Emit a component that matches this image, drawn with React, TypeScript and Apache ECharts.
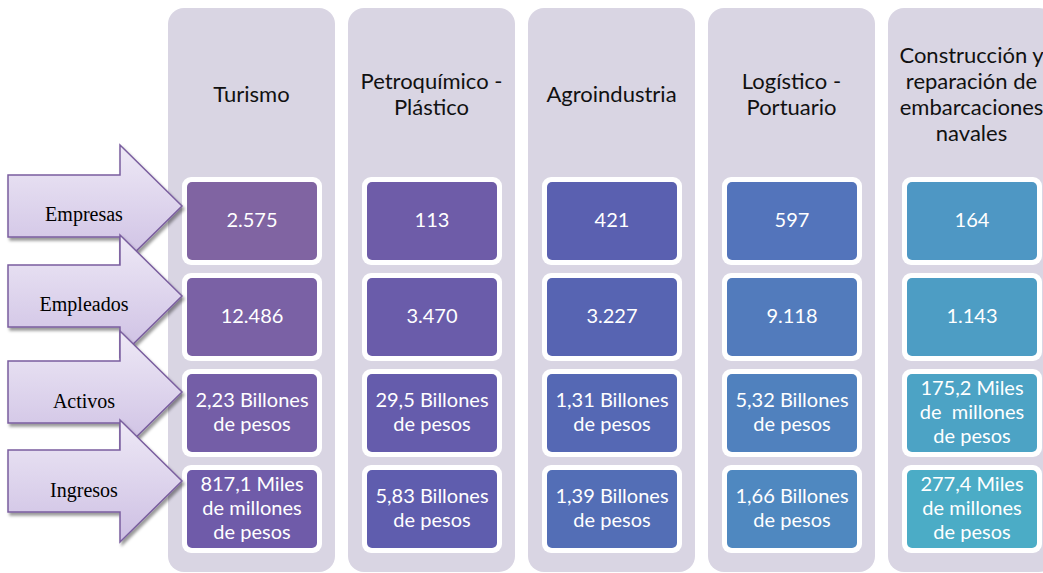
import React, { useEffect, useRef } from "react";
import * as echarts from "echarts";

const sectors = [
  "Turismo",
  "Petroquímico -\nPlástico",
  "Agroindustria",
  "Logístico -\nPortuario",
  "Construcción y\nreparación de\nembarcaciones\nnavales",
];
const metrics = ["Empresas", "Empleados", "Activos", "Ingresos"];
const empresas = ["2.575", "113", "421", "597", "164"];
const empleados = ["12.486", "3.470", "3.227", "9.118", "1.143"];
const activos = [
  "2,23 Billones\nde pesos",
  "29,5 Billones\nde pesos",
  "1,31 Billones\nde pesos",
  "5,32 Billones\nde pesos",
  "175,2 Miles\nde  millones\nde pesos",
];
const ingresos = [
  "817,1 Miles\nde millones\nde pesos",
  "5,83 Billones\nde pesos",
  "1,39 Billones\nde pesos",
  "1,66 Billones\nde pesos",
  "277,4 Miles\nde millones\nde pesos",
];

const cellColors = [
  ["#8064A2", "#6E5CA8", "#5A60B0", "#5374BB", "#4E97C4"],
  ["#7A61A5", "#6A5CAA", "#5764B2", "#527BBC", "#4D9DC4"],
  ["#745EA7", "#655CAC", "#5568B4", "#5081BE", "#4CA3C5"],
  ["#6F5BA9", "#5F5DAE", "#536EB6", "#4F88C0", "#4BACC6"],
];

export default function App() {
  const ref = useRef<HTMLDivElement>(null);
  useEffect(() => {
    if (!ref.current) return;
    const chart = echarts.init(ref.current, null, { renderer: "svg" });
    const rows = [empresas, empleados, activos, ingresos];
    const colX0 = 168, colStep = 180, colW = 167, colTop = 8, colBottom = 572;
    const rowY = [182, 278, 374, 470];
    const boxW = 130, boxH = 78, boxOff = 19;
    const elements: any[] = [];

    sectors.forEach((s, i) => {
      const x = colX0 + i * colStep;
      elements.push({
        type: "rect",
        shape: { x, y: colTop, width: colW, height: colBottom - colTop, r: 16 },
        style: { fill: "#D9D5E3" },
      });
      elements.push({
        type: "text",
        style: {
          text: s,
          x: x + colW / 2,
          y: 93,
          align: "center",
          verticalAlign: "middle",
          font: "22px Lato",
          lineHeight: 26,
          fill: "#111111",
        },
      });
      rows.forEach((r, j) => {
        const bx = x + boxOff;
        const by = rowY[j];
        elements.push({
          type: "rect",
          shape: { x: bx - 5, y: by - 5, width: boxW + 10, height: boxH + 10, r: 9 },
          style: { fill: "#FFFFFF" },
        });
        elements.push({
          type: "rect",
          shape: { x: bx, y: by, width: boxW, height: boxH, r: 5 },
          style: { fill: cellColors[j][i] },
        });
        elements.push({
          type: "text",
          style: {
            text: r[i],
            x: bx + boxW / 2,
            y: by + boxH / 2 - 2,
            align: "center",
            verticalAlign: "middle",
            font: "20px Lato",
            lineHeight: 24,
            fill: "#FFFFFF",
          },
        });
      });
    });

    const arrowC = [206, 296, 392, 481];
    const labelY = [214, 304, 401, 490];
    metrics.forEach((m, k) => {
      const c = arrowC[k];
      elements.push({
        type: "polygon",
        shape: {
          points: [
            [8, c - 31],
            [120, c - 31],
            [120, c - 61],
            [182, c],
            [120, c + 61],
            [120, c + 31],
            [8, c + 31],
          ],
        },
        style: {
          fill: {
            type: "linear",
            x: 0,
            y: 0,
            x2: 0,
            y2: 1,
            colorStops: [
              { offset: 0, color: "#EEE9F6" },
              { offset: 1, color: "#CDBFE3" },
            ],
          },
          stroke: "#7A5E9F",
          lineWidth: 1.5,
          lineJoin: "miter",
          shadowBlur: 3,
          shadowOffsetX: 2,
          shadowOffsetY: 3,
          shadowColor: "rgba(0,0,0,0.4)",
        },
      });
      elements.push({
        type: "text",
        style: {
          text: m,
          x: 84,
          y: labelY[k],
          align: "center",
          verticalAlign: "middle",
          font: "20px 'Liberation Serif'",
          fill: "#000000",
        },
      });
    });

    chart.setOption({ animation: false, graphic: { elements } });
    return () => chart.dispose();
  }, []);
  return (
    <div
      ref={ref}
      style={{ position: "fixed", left: 0, top: 0, width: 1043, height: 573, background: "#FFFFFF" }}
    />
  );
}
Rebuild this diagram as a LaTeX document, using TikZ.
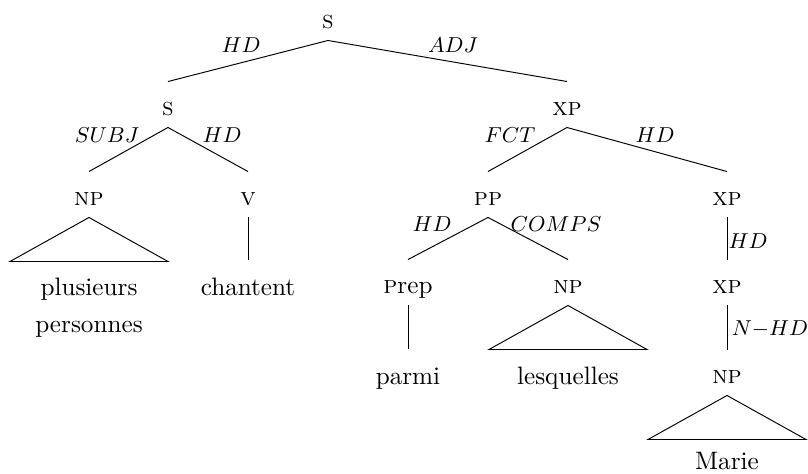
\documentclass[tikz,border=0pt]{standalone}
\usepackage{tikz}
\tikzset{
    every node/.style={font=\fontsize{10.5}{12.5}\selectfont},
    cat/.style={inner sep=0pt,anchor=base,text height=13.75pt,text depth=5pt},
    word/.style={inner sep=0pt,anchor=base,text height=14.5pt,text depth=0pt,align=center},
    lab/.style={inner sep=0pt,font=\small},
    branch/.style={draw,line width=0.4pt}
}

\begin{document}
\begin{tikzpicture}[x=0.4167pt,y=-0.4167pt]
    \useasboundingbox (0,0) rectangle (808,474);
    % categories
    \node[cat] (s0) at (328,28) {\textsc{s}};
    \node[cat] (s1) at (168,115) {\textsc{s}};
    \node[cat] (xp1) at (567,115) {\textsc{xp}};
    \node[cat] (np1) at (89,205) {\textsc{np}};
    \node[cat] (v) at (248,205) {\textsc{v}};
    \node[cat] (pp) at (488,205) {\textsc{pp}};
    \node[cat] (xp2) at (727,205) {\textsc{xp}};
    \node[cat] (prep) at (408,293) {\textsc{p}rep};
    \node[cat] (np2) at (568,293) {\textsc{np}};
    \node[cat] (xp3) at (727,293) {\textsc{xp}};
    \node[cat] (np3) at (727,383) {\textsc{np}};
    % words
    \node[word] (plus) at (89,332) {plusieurs\\[2.9pt]personnes};
    \node[word] (chant) at (248,295) {chantent};
    \node[word] (parmi) at (408,384) {parmi};
    \node[word] (lesq) at (568,384) {lesquelles};
    \node[word] (marie) at (727,469) {Marie};
    % branches
    \draw[branch] (s0.south) -- (s1.north);
    \draw[branch] (s0.south) -- (xp1.north);
    \draw[branch] (s1.south) -- (np1.north);
    \draw[branch] (s1.south) -- (v.north);
    \draw[branch] (xp1.south) -- (pp.north);
    \draw[branch] (xp1.south) -- (xp2.north);
    \draw[branch] (pp.south) -- (prep.north);
    \draw[branch] (pp.south) -- (np2.north);
    \draw[branch] (v.south) -- (chant.north);
    \draw[branch] (prep.south) -- (parmi.north);
    \draw[branch] (xp2.south) -- (xp3.north);
    \draw[branch] (xp3.south) -- (np3.north);
    % triangles
    \draw[branch] (np1.south) -- ++(-79,44) -- ++(158,0) -- cycle;
    \draw[branch] (np2.south) -- ++(-79,44) -- ++(158,0) -- cycle;
    \draw[branch] (np3.south) -- ++(-79,44) -- ++(158,0) -- cycle;
    % function labels
    \node[lab] (l-hd0) at (241,45) {$HD$};
    \node[lab] (l-adj) at (453,45) {$ADJ$};
    \node[lab] (l-subj) at (107,135) {$SUBJ$};
    \node[lab] (l-hd1) at (222,135) {$HD$};
    \node[lab] (l-fct) at (510,135) {$FCT$};
    \node[lab] (l-hd2) at (655,135) {$HD$};
    \node[lab] (l-hd3) at (432,224) {$HD$};
    \node[lab] (l-comps) at (556,224) {$COMPS$};
    \node[lab] (l-hd4) at (748,241) {$HD$};
    \node[lab] (l-nhd) at (770,329) {$N{-}HD$};
\end{tikzpicture}
\end{document}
□ □ □
▶ **Task prompt**
All the material shown above is to be copied exactly, with no pictures carried over.

▶ **Completed exercise**
Emit a component that matches this image, drawn with React, TypeScript and Apache ECharts.
import React, { useEffect, useRef } from "react";
import * as echarts from "echarts";

const sectors = [
  "Turismo",
  "Petroquímico -\nPlástico",
  "Agroindustria",
  "Logístico -\nPortuario",
  "Construcción y\nreparación de\nembarcaciones\nnavales",
];
const metrics = ["Empresas", "Empleados", "Activos", "Ingresos"];
const empresas = ["2.575", "113", "421", "597", "164"];
const empleados = ["12.486", "3.470", "3.227", "9.118", "1.143"];
const activos = [
  "2,23 Billones\nde pesos",
  "29,5 Billones\nde pesos",
  "1,31 Billones\nde pesos",
  "5,32 Billones\nde pesos",
  "175,2 Miles\nde  millones\nde pesos",
];
const ingresos = [
  "817,1 Miles\nde millones\nde pesos",
  "5,83 Billones\nde pesos",
  "1,39 Billones\nde pesos",
  "1,66 Billones\nde pesos",
  "277,4 Miles\nde millones\nde pesos",
];

const cellColors = [
  ["#8064A2", "#6E5CA8", "#5A60B0", "#5374BB", "#4E97C4"],
  ["#7A61A5", "#6A5CAA", "#5764B2", "#527BBC", "#4D9DC4"],
  ["#745EA7", "#655CAC", "#5568B4", "#5081BE", "#4CA3C5"],
  ["#6F5BA9", "#5F5DAE", "#536EB6", "#4F88C0", "#4BACC6"],
];

export default function App() {
  const ref = useRef<HTMLDivElement>(null);
  useEffect(() => {
    if (!ref.current) return;
    const chart = echarts.init(ref.current, null, { renderer: "svg" });
    const rows = [empresas, empleados, activos, ingresos];
    const colX0 = 168, colStep = 180, colW = 167, colTop = 8, colBottom = 572;
    const rowY = [182, 278, 374, 470];
    const boxW = 130, boxH = 78, boxOff = 19;
    const elements: any[] = [];

    sectors.forEach((s, i) => {
      const x = colX0 + i * colStep;
      elements.push({
        type: "rect",
        shape: { x, y: colTop, width: colW, height: colBottom - colTop, r: 16 },
        style: { fill: "#D9D5E3" },
      });
      elements.push({
        type: "text",
        style: {
          text: s,
          x: x + colW / 2,
          y: 93,
          align: "center",
          verticalAlign: "middle",
          font: "22px Lato",
          lineHeight: 26,
          fill: "#111111",
        },
      });
      rows.forEach((r, j) => {
        const bx = x + boxOff;
        const by = rowY[j];
        elements.push({
          type: "rect",
          shape: { x: bx - 5, y: by - 5, width: boxW + 10, height: boxH + 10, r: 9 },
          style: { fill: "#FFFFFF" },
        });
        elements.push({
          type: "rect",
          shape: { x: bx, y: by, width: boxW, height: boxH, r: 5 },
          style: { fill: cellColors[j][i] },
        });
        elements.push({
          type: "text",
          style: {
            text: r[i],
            x: bx + boxW / 2,
            y: by + boxH / 2 - 2,
            align: "center",
            verticalAlign: "middle",
            font: "20px Lato",
            lineHeight: 24,
            fill: "#FFFFFF",
          },
        });
      });
    });

    const arrowC = [206, 296, 392, 481];
    const labelY = [214, 304, 401, 490];
    metrics.forEach((m, k) => {
      const c = arrowC[k];
      elements.push({
        type: "polygon",
        shape: {
          points: [
            [8, c - 31],
            [120, c - 31],
            [120, c - 61],
            [182, c],
            [120, c + 61],
            [120, c + 31],
            [8, c + 31],
          ],
        },
        style: {
          fill: {
            type: "linear",
            x: 0,
            y: 0,
            x2: 0,
            y2: 1,
            colorStops: [
              { offset: 0, color: "#EEE9F6" },
              { offset: 1, color: "#CDBFE3" },
            ],
          },
          stroke: "#7A5E9F",
          lineWidth: 1.5,
          lineJoin: "miter",
          shadowBlur: 3,
          shadowOffsetX: 2,
          shadowOffsetY: 3,
          shadowColor: "rgba(0,0,0,0.4)",
        },
      });
      elements.push({
        type: "text",
        style: {
          text: m,
          x: 84,
          y: labelY[k],
          align: "center",
          verticalAlign: "middle",
          font: "20px 'Liberation Serif'",
          fill: "#000000",
        },
      });
    });

    chart.setOption({ animation: false, graphic: { elements } });
    return () => chart.dispose();
  }, []);
  return (
    <div
      ref={ref}
      style={{ position: "fixed", left: 0, top: 0, width: 1043, height: 573, background: "#FFFFFF" }}
    />
  );
}
Rebuild this diagram as a LaTeX document, using TikZ.
\documentclass[tikz,border=0pt]{standalone}
\usepackage{tikz}
\tikzset{
    every node/.style={font=\fontsize{10.5}{12.5}\selectfont},
    cat/.style={inner sep=0pt,anchor=base,text height=13.75pt,text depth=5pt},
    word/.style={inner sep=0pt,anchor=base,text height=14.5pt,text depth=0pt,align=center},
    lab/.style={inner sep=0pt,font=\small},
    branch/.style={draw,line width=0.4pt}
}

\begin{document}
\begin{tikzpicture}[x=0.4167pt,y=-0.4167pt]
    \useasboundingbox (0,0) rectangle (808,474);
    % categories
    \node[cat] (s0) at (328,28) {\textsc{s}};
    \node[cat] (s1) at (168,115) {\textsc{s}};
    \node[cat] (xp1) at (567,115) {\textsc{xp}};
    \node[cat] (np1) at (89,205) {\textsc{np}};
    \node[cat] (v) at (248,205) {\textsc{v}};
    \node[cat] (pp) at (488,205) {\textsc{pp}};
    \node[cat] (xp2) at (727,205) {\textsc{xp}};
    \node[cat] (prep) at (408,293) {\textsc{p}rep};
    \node[cat] (np2) at (568,293) {\textsc{np}};
    \node[cat] (xp3) at (727,293) {\textsc{xp}};
    \node[cat] (np3) at (727,383) {\textsc{np}};
    % words
    \node[word] (plus) at (89,332) {plusieurs\\[2.9pt]personnes};
    \node[word] (chant) at (248,295) {chantent};
    \node[word] (parmi) at (408,384) {parmi};
    \node[word] (lesq) at (568,384) {lesquelles};
    \node[word] (marie) at (727,469) {Marie};
    % branches
    \draw[branch] (s0.south) -- (s1.north);
    \draw[branch] (s0.south) -- (xp1.north);
    \draw[branch] (s1.south) -- (np1.north);
    \draw[branch] (s1.south) -- (v.north);
    \draw[branch] (xp1.south) -- (pp.north);
    \draw[branch] (xp1.south) -- (xp2.north);
    \draw[branch] (pp.south) -- (prep.north);
    \draw[branch] (pp.south) -- (np2.north);
    \draw[branch] (v.south) -- (chant.north);
    \draw[branch] (prep.south) -- (parmi.north);
    \draw[branch] (xp2.south) -- (xp3.north);
    \draw[branch] (xp3.south) -- (np3.north);
    % triangles
    \draw[branch] (np1.south) -- ++(-79,44) -- ++(158,0) -- cycle;
    \draw[branch] (np2.south) -- ++(-79,44) -- ++(158,0) -- cycle;
    \draw[branch] (np3.south) -- ++(-79,44) -- ++(158,0) -- cycle;
    % function labels
    \node[lab] (l-hd0) at (241,45) {$HD$};
    \node[lab] (l-adj) at (453,45) {$ADJ$};
    \node[lab] (l-subj) at (107,135) {$SUBJ$};
    \node[lab] (l-hd1) at (222,135) {$HD$};
    \node[lab] (l-fct) at (510,135) {$FCT$};
    \node[lab] (l-hd2) at (655,135) {$HD$};
    \node[lab] (l-hd3) at (432,224) {$HD$};
    \node[lab] (l-comps) at (556,224) {$COMPS$};
    \node[lab] (l-hd4) at (748,241) {$HD$};
    \node[lab] (l-nhd) at (770,329) {$N{-}HD$};
\end{tikzpicture}
\end{document}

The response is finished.